Es en este estado que el resultado sorprende, incluso a los más entusiastas partidarios de la administración demócrata. Eran muy pocos los que le entregaban alguna posibilidad de retener la mayoría en el Senado y aún menos los que creían que la Cámara de Representantes tendería a una mayoría republicana exigua. Por el contrario, se creía que la debacle iba a ser mayúscula. Sin embargo, el resultado final es un claro mensaje de la sociedad norteamericana. Más allá de si son demócratas o republicanos, la ciudadanía no quiere extremistas. Los votantes dijeron que no querían más imaginería del conflicto, que ya era suficiente de la retórica cargada de adjetivos. También tenían miedo de que un Congreso en manos de los partidarios de Trump alterase de alguna manera la política exterior frente a la guerra en Ucrania o China. También entienden que, pese a los problemas económicos y la recesión, la inflación comienza a ceder y se esperan mejores expectativas de crecimiento para el próximo año.

En definitiva, primó el sentido común de los ciudadanos, justo cuando los analistas electorales y comentaristas creían que sería el momento de la polarización. De hecho, fue una buena noche para los demócratas, pero fue aún una mejor jornada para los republicanos que quieren dejar atrás a Trump y el populismo. Es decir, hay una esperanza porque finalmente, tanto en Estados Unidos como en otras partes del mundo, hay seres humanos que entienden muchas veces mejor la realidad que algunos de sus dirigentes.

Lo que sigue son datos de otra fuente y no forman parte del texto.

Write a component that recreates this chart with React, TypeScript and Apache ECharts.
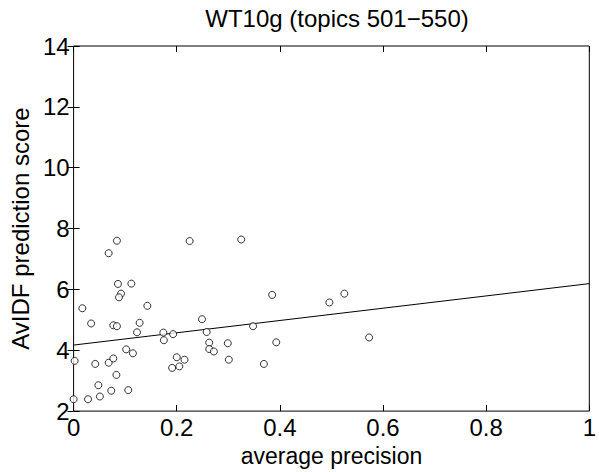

Una fortaleza de la democracia es que finalmente ordena la realidad mejor que cualquier otro sistema. Como el propio Presidente Biden lo señaló varias veces, la democracia es más desordenada pero finalmente resuelve mejor los problemas. Es ese mismo sistema que le permitió reunirse el pasado lunes con el Presidente chino Xi Jinping con el aplomo que le entregaron las urnas. Se presentó a la reunión del G20 con la cabeza en alto porque podía demostrar que su pueblo había actuado con prudencia y sentido común. Eso es mucho en los tiempos que corren.